We'll pass on the compliment. After living in Idaho for many years writing travel books about brewing, Phaff returned to the UK when wife Jen secured a job lecturing at St Andrews University. On his first night in St Andrews he asked at a pub for a pint of their local beer. There wasn't one, so he decided to make his own. St Andrews Brewing Company's name was registered that same night.

I like the cut of Phaff's jib. A true warrior in the battle to free our brews from the shackles of behemoth beer bods. What happened next?

Saving, and lots of it. SABC (we'll go with an acronym for now) is funded entirely by Phaff and was made possible thanks to a modest grant from Business Gateway and his own capital generated from managing a tea shop. It took two years but in January 2012, the brewery set up business in Glenrothes' Food Resource base - a site specifically built for established and up-and-coming food and drink ventures. SABC releases 700 bottlings per brew, with five brews a week. And at present, aside from a pal who helps out part-time, all brewing is carried out by Phaff himself.

No time for phaffing about then?

He isn't one to do things by halves. Having always home-brewed and been involved in the beer and wine trade as well as writing about alcohol, a brewery seems like a natural progression for this beer buff. On why brewing is so important to him, Phaff says simply: "for a drink that only contains four ingredients, no two beers ever taste the same."

 But things are about to change - a return to the motherland is on the cards...

As of next week, St Andrews Beer Company will move to its eponymous town, within a new brewery three times the size of the original. It will also be taking on more staff: three newbie brewers will start in equally weighted positions, meaning that each will have a turn at cleaning the casks, bottling and everything else that brewing entails as part of their training. They'll also be given the opportunity to study the Brewing and Distilling MSc at Edinburgh's Heriot-Watt university, if that floats their boat.

So what happens to the brewery's by-product?

You'll like this. The brewery's used barley is given to - wait for it - the St Andrews Cheese Farm.

A farm made of cheese?!

Brie tractors and a farm collie dog made entirely from cheddar. Only kidding - the brewery's barley helps produce the fantastic cheese hand-made on site. Additionally, SABC's used hops go to a nearby farm shop to be used as mulch, and the leftover yeast is sent to Barnett's Bakery, in Cellardyke, to be made into a very special beer sourdough.

Phwoar. And I hear the beers themselves aren't half bad, either.

Some of the awards the beers have won are, *takes deep breath*, Champion Bottle Beer of Scotland 2014 for its India pale ale; Champion Beer of Fife 2013 for Crail ale, third place at Champion Beer of Fife for Rye.P.A (see what they did there?); and the Sainsbury's Great British Beer Hunt Regional winner, which saw the brewery's Crail ale go on to be stocked at 30 odd shops throughout Scotland. There are eight core beers and four guests, a total which will be upped upon the big move to St Andrews.

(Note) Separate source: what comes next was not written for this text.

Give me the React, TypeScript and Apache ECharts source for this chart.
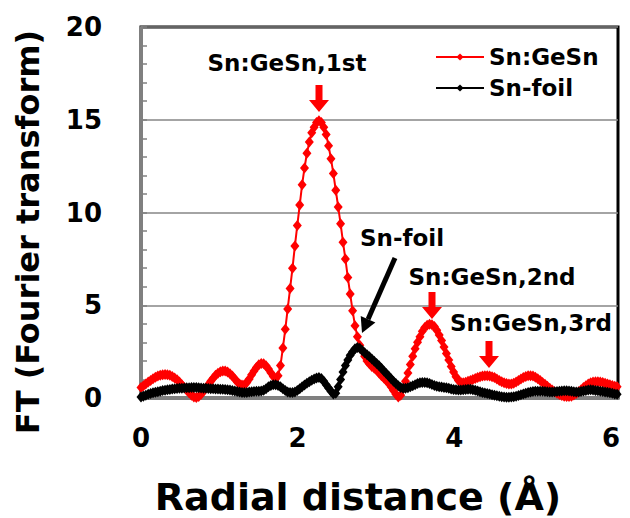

And the labels - 60s garage/psychedelia album cover meets kaleidoscopic pastoral scene?

Something like that. The labels were created by Fife-based ceramicist Susan McGill who counts tradition, bairns and dugs among her influences. Each of the bottles has the same design with a colour variation depending on the flavour. Eighty Bob, in red, is a big malty ale with caramel flavours, while Fife Gold, in yellow, has notes of lemon, lime and grapefruit thanks to a blend of North-West American hops.

Any other projects in the pipeline?

Well, there's the small matter of the Tap House - a joint venture in the form of a 16 tap pub serving a selection of the very best beers in the land. Naturally, SABC commands four of the taps, and there's a German-style beer hall and tasting room available to hire. The Tap House also offers food in the form of Spanish tapas, some of which have beer as a component ingredient. Which, in our opinion, is exactly how it should be.